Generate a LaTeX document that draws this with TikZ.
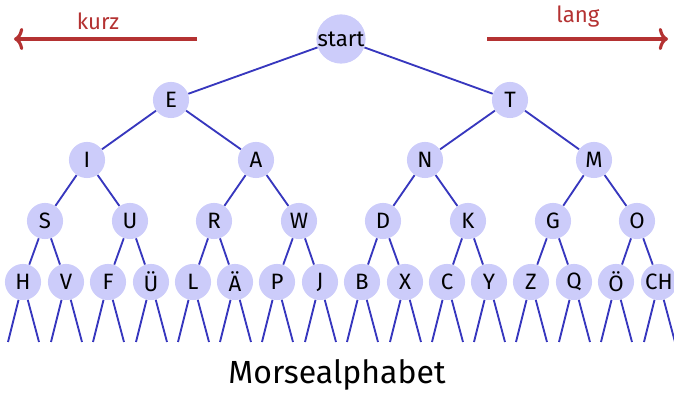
\documentclass[tikz,border=0pt]{standalone}
\usepackage{fontspec}
\setmainfont{Fira Sans}
\usepackage{tikz}
\usetikzlibrary{arrows.meta,positioning}
\definecolor{knotfill}{RGB}{204,204,250}
\definecolor{kante}{RGB}{55,55,190}
\definecolor{pfeil}{RGB}{180,50,50}
\tikzset{
  knot/.style={circle,fill=knotfill,inner sep=0pt,minimum size=19.5pt,font=\large},
  wurzel/.style={knot,minimum size=24.5pt},
  ast/.style={draw=kante,line width=1pt},
  richtung/.style={draw=pfeil,line width=1.7pt,-{To[length=5pt,width=12pt]}}
}
\begin{document}
\begin{tikzpicture}[x=0.54pt,y=-0.54pt]
        \useasboundingbox (0,0) rectangle (674,393);

        \node[wurzel] (start) at (341, 39) {start};

        \node[knot] (e) at (171, 100) {E};
        \node[knot] (t) at (510, 100) {T};

        \node[knot] (i) at (87, 160) {I};
        \node[knot] (a) at (256, 160) {A};
        \node[knot] (n) at (425, 160) {N};
        \node[knot] (m) at (594, 160) {M};

        \node[knot] (s) at (45, 221) {S};
        \node[knot] (u) at (130, 221) {U};
        \node[knot] (r) at (214, 221) {R};
        \node[knot] (w) at (299, 221) {W};
        \node[knot] (d) at (383, 221) {D};
        \node[knot] (k) at (468, 221) {K};
        \node[knot] (g) at (553, 221) {G};
        \node[knot] (o) at (637, 221) {O};

        \node[knot] (h) at (23, 282) {H};
        \node[knot] (v) at (66, 282) {V};
        \node[knot] (f) at (108, 282) {F};
        \node[knot] (ue) at (151, 282) {Ü};
        \node[knot] (l) at (193, 282) {L};
        \node[knot] (ae) at (235, 282) {Ä};
        \node[knot] (p) at (277, 282) {P};
        \node[knot] (j) at (320, 282) {J};
        \node[knot] (b) at (362, 282) {B};
        \node[knot] (x) at (405, 282) {X};
        \node[knot] (c) at (447, 282) {C};
        \node[knot] (y) at (489, 282) {Y};
        \node[knot] (z) at (531, 282) {Z};
        \node[knot] (q) at (574, 282) {Q};
        \node[knot] (oe) at (616, 282) {Ö};
        \node[knot] (ch) at (659, 282) {CH};

        \draw[ast] (e) -- (start) -- (t);
        \draw[ast] (i) -- (e) -- (a);
        \draw[ast] (n) -- (t) -- (m);
        \draw[ast] (s) -- (i) -- (u);
        \draw[ast] (r) -- (a) -- (w);
        \draw[ast] (d) -- (n) -- (k);
        \draw[ast] (g) -- (m) -- (o);
        \draw[ast] (h) -- (s) -- (v);
        \draw[ast] (f) -- (u) -- (ue);
        \draw[ast] (l) -- (r) -- (ae);
        \draw[ast] (p) -- (w) -- (j);
        \draw[ast] (b) -- (d) -- (x);
        \draw[ast] (c) -- (k) -- (y);
        \draw[ast] (z) -- (g) -- (q);
        \draw[ast] (oe) -- (o) -- (ch);

        % offene Enden unter der letzten Reihe
        \coordinate (h1) at (8, 342);   \coordinate (h2) at (39, 342);
        \coordinate (v1) at (51, 342);  \coordinate (v2) at (82, 342);
        \coordinate (f1) at (93, 342);  \coordinate (f2) at (124, 342);
        \coordinate (ue1) at (136, 342); \coordinate (ue2) at (167, 342);
        \coordinate (l1) at (178, 342); \coordinate (l2) at (209, 342);
        \coordinate (ae1) at (220, 342); \coordinate (ae2) at (251, 342);
        \coordinate (p1) at (262, 342); \coordinate (p2) at (293, 342);
        \coordinate (j1) at (305, 342); \coordinate (j2) at (336, 342);
        \coordinate (b1) at (347, 342); \coordinate (b2) at (378, 342);
        \coordinate (x1) at (390, 342); \coordinate (x2) at (421, 342);
        \coordinate (c1) at (432, 342); \coordinate (c2) at (463, 342);
        \coordinate (y1) at (474, 342); \coordinate (y2) at (505, 342);
        \coordinate (z1) at (516, 342); \coordinate (z2) at (547, 342);
        \coordinate (q1) at (559, 342); \coordinate (q2) at (590, 342);
        \coordinate (oe1) at (601, 342); \coordinate (oe2) at (632, 342);
        \coordinate (ch1) at (644, 342); \coordinate (ch2) at (675, 342);

        \draw[ast] (h1) -- (h) -- (h2);
        \draw[ast] (v1) -- (v) -- (v2);
        \draw[ast] (f1) -- (f) -- (f2);
        \draw[ast] (ue1) -- (ue) -- (ue2);
        \draw[ast] (l1) -- (l) -- (l2);
        \draw[ast] (ae1) -- (ae) -- (ae2);
        \draw[ast] (p1) -- (p) -- (p2);
        \draw[ast] (j1) -- (j) -- (j2);
        \draw[ast] (b1) -- (b) -- (b2);
        \draw[ast] (x1) -- (x) -- (x2);
        \draw[ast] (c1) -- (c) -- (c2);
        \draw[ast] (y1) -- (y) -- (y2);
        \draw[ast] (z1) -- (z) -- (z2);
        \draw[ast] (q1) -- (q) -- (q2);
        \draw[ast] (oe1) -- (oe) -- (oe2);
        \draw[ast] (ch1) -- (ch) -- (ch2);

        % Richtungen
        \coordinate (kurzA) at (197, 39);
        \coordinate (kurzB) at (14, 39);
        \coordinate (langA) at (487, 39);
        \coordinate (langB) at (668, 39);
        \draw[richtung] (kurzA) -- (kurzB);
        \draw[richtung] (langA) -- (langB);
        \node[text=pfeil,font=\large] (kurz) at (98, 21) {kurz};
        \node[text=pfeil,font=\large] (lang) at (578, 17) {lang};

        \node[font=\LARGE] (titel) at (337, 375) {Morsealphabet};
      \end{tikzpicture}
\end{document}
---
## SET PROBLEM
Pictures are to be left out; repeat all the remaining data exactly.

## TASK OUTPUT
Generate a LaTeX document that draws this with TikZ.
\documentclass[tikz,border=0pt]{standalone}
\usepackage{fontspec}
\setmainfont{Fira Sans}
\usepackage{tikz}
\usetikzlibrary{arrows.meta,positioning}
\definecolor{knotfill}{RGB}{204,204,250}
\definecolor{kante}{RGB}{55,55,190}
\definecolor{pfeil}{RGB}{180,50,50}
\tikzset{
  knot/.style={circle,fill=knotfill,inner sep=0pt,minimum size=19.5pt,font=\large},
  wurzel/.style={knot,minimum size=24.5pt},
  ast/.style={draw=kante,line width=1pt},
  richtung/.style={draw=pfeil,line width=1.7pt,-{To[length=5pt,width=12pt]}}
}
\begin{document}
\begin{tikzpicture}[x=0.54pt,y=-0.54pt]
        \useasboundingbox (0,0) rectangle (674,393);

        \node[wurzel] (start) at (341, 39) {start};

        \node[knot] (e) at (171, 100) {E};
        \node[knot] (t) at (510, 100) {T};

        \node[knot] (i) at (87, 160) {I};
        \node[knot] (a) at (256, 160) {A};
        \node[knot] (n) at (425, 160) {N};
        \node[knot] (m) at (594, 160) {M};

        \node[knot] (s) at (45, 221) {S};
        \node[knot] (u) at (130, 221) {U};
        \node[knot] (r) at (214, 221) {R};
        \node[knot] (w) at (299, 221) {W};
        \node[knot] (d) at (383, 221) {D};
        \node[knot] (k) at (468, 221) {K};
        \node[knot] (g) at (553, 221) {G};
        \node[knot] (o) at (637, 221) {O};

        \node[knot] (h) at (23, 282) {H};
        \node[knot] (v) at (66, 282) {V};
        \node[knot] (f) at (108, 282) {F};
        \node[knot] (ue) at (151, 282) {Ü};
        \node[knot] (l) at (193, 282) {L};
        \node[knot] (ae) at (235, 282) {Ä};
        \node[knot] (p) at (277, 282) {P};
        \node[knot] (j) at (320, 282) {J};
        \node[knot] (b) at (362, 282) {B};
        \node[knot] (x) at (405, 282) {X};
        \node[knot] (c) at (447, 282) {C};
        \node[knot] (y) at (489, 282) {Y};
        \node[knot] (z) at (531, 282) {Z};
        \node[knot] (q) at (574, 282) {Q};
        \node[knot] (oe) at (616, 282) {Ö};
        \node[knot] (ch) at (659, 282) {CH};

        \draw[ast] (e) -- (start) -- (t);
        \draw[ast] (i) -- (e) -- (a);
        \draw[ast] (n) -- (t) -- (m);
        \draw[ast] (s) -- (i) -- (u);
        \draw[ast] (r) -- (a) -- (w);
        \draw[ast] (d) -- (n) -- (k);
        \draw[ast] (g) -- (m) -- (o);
        \draw[ast] (h) -- (s) -- (v);
        \draw[ast] (f) -- (u) -- (ue);
        \draw[ast] (l) -- (r) -- (ae);
        \draw[ast] (p) -- (w) -- (j);
        \draw[ast] (b) -- (d) -- (x);
        \draw[ast] (c) -- (k) -- (y);
        \draw[ast] (z) -- (g) -- (q);
        \draw[ast] (oe) -- (o) -- (ch);

        % offene Enden unter der letzten Reihe
        \coordinate (h1) at (8, 342);   \coordinate (h2) at (39, 342);
        \coordinate (v1) at (51, 342);  \coordinate (v2) at (82, 342);
        \coordinate (f1) at (93, 342);  \coordinate (f2) at (124, 342);
        \coordinate (ue1) at (136, 342); \coordinate (ue2) at (167, 342);
        \coordinate (l1) at (178, 342); \coordinate (l2) at (209, 342);
        \coordinate (ae1) at (220, 342); \coordinate (ae2) at (251, 342);
        \coordinate (p1) at (262, 342); \coordinate (p2) at (293, 342);
        \coordinate (j1) at (305, 342); \coordinate (j2) at (336, 342);
        \coordinate (b1) at (347, 342); \coordinate (b2) at (378, 342);
        \coordinate (x1) at (390, 342); \coordinate (x2) at (421, 342);
        \coordinate (c1) at (432, 342); \coordinate (c2) at (463, 342);
        \coordinate (y1) at (474, 342); \coordinate (y2) at (505, 342);
        \coordinate (z1) at (516, 342); \coordinate (z2) at (547, 342);
        \coordinate (q1) at (559, 342); \coordinate (q2) at (590, 342);
        \coordinate (oe1) at (601, 342); \coordinate (oe2) at (632, 342);
        \coordinate (ch1) at (644, 342); \coordinate (ch2) at (675, 342);

        \draw[ast] (h1) -- (h) -- (h2);
        \draw[ast] (v1) -- (v) -- (v2);
        \draw[ast] (f1) -- (f) -- (f2);
        \draw[ast] (ue1) -- (ue) -- (ue2);
        \draw[ast] (l1) -- (l) -- (l2);
        \draw[ast] (ae1) -- (ae) -- (ae2);
        \draw[ast] (p1) -- (p) -- (p2);
        \draw[ast] (j1) -- (j) -- (j2);
        \draw[ast] (b1) -- (b) -- (b2);
        \draw[ast] (x1) -- (x) -- (x2);
        \draw[ast] (c1) -- (c) -- (c2);
        \draw[ast] (y1) -- (y) -- (y2);
        \draw[ast] (z1) -- (z) -- (z2);
        \draw[ast] (q1) -- (q) -- (q2);
        \draw[ast] (oe1) -- (oe) -- (oe2);
        \draw[ast] (ch1) -- (ch) -- (ch2);

        % Richtungen
        \coordinate (kurzA) at (197, 39);
        \coordinate (kurzB) at (14, 39);
        \coordinate (langA) at (487, 39);
        \coordinate (langB) at (668, 39);
        \draw[richtung] (kurzA) -- (kurzB);
        \draw[richtung] (langA) -- (langB);
        \node[text=pfeil,font=\large] (kurz) at (98, 21) {kurz};
        \node[text=pfeil,font=\large] (lang) at (578, 17) {lang};

        \node[font=\LARGE] (titel) at (337, 375) {Morsealphabet};
      \end{tikzpicture}
\end{document}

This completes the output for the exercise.